Este nuevo “movimiento social” no es un refrito de Los miserables, no es un levantamiento de “pobres”. Tampoco pretende adquirir nuevos derechos sociales. No aspira a un “mundo nuevo”, sino todo lo contrario, a la continuación del antiguo, un mundo en el que la mayoría, la gente corriente, seguía estando en el “centro”. En el centro de la economía, en el centro de las preocupaciones de la clase política y en el centro de las representaciones culturales.

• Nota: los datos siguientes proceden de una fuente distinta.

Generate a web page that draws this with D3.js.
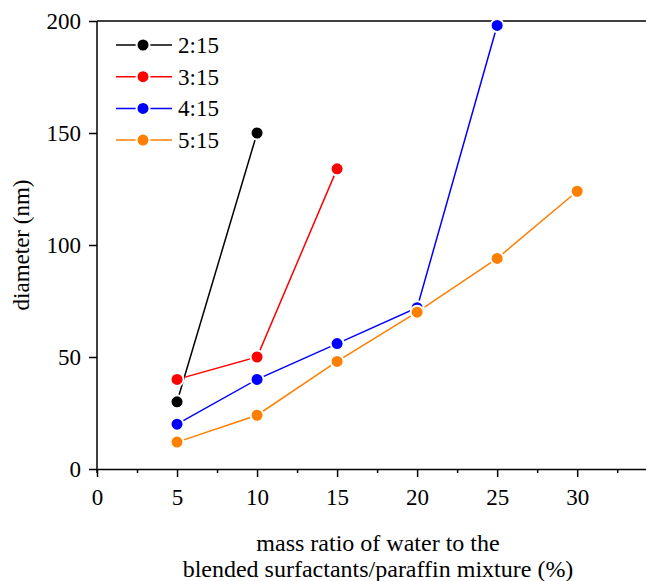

La peculiaridad de esta revuelta de las clases medias y trabajadoras es que no nace de ninguna ideología, sino de una fuerza primaria, vital, producida por la experiencia fundamental de la existencia, de una lucha cotidiana que permite afrontar la realidad con energía y no con sistemas. Este movimiento, que se basa en un acto original de rebelión (“no al relato dominante”), no puede circunscribirse a la estrechez del análisis tecnocrático. Así, al margen de los moralismos imperantes, la gente corriente ha forjado la base cultural, el punto de apoyo sobre el que reconstruir un modelo que tenga sentido.

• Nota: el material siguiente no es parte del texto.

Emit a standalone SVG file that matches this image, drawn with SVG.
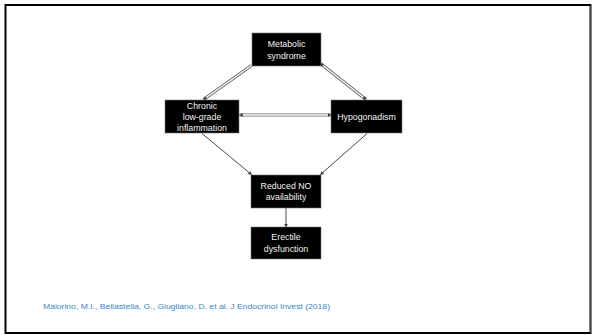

Se acusa con frecuencia a las clases medias y trabajadoras de dejarse llevar por pasiones tristes y elaborar un discurso contra las élites. Este análisis simplista esconde la verdadera naturaleza de un movimiento que no está “en contra de”, sino “en otro lugar”. Autónomos, impermeables a las arengas de quienes los desposeen cuando les dicen cómo deben sobrevivir y comportarse, los desposeídos ya no se dirigen a las “élites”, a las que consideran impotentes y ridículas, sino a la sociedad en su conjunto. Impulsado por el instinto de supervivencia, este llamamiento existencial que hace saltar por los aires el relato de quienes nos prometieron el mejor de los mundos no tiene más que un objetivo: reconstruir todo mediante el regreso a las realidades sociales y culturales de la vida ordinaria.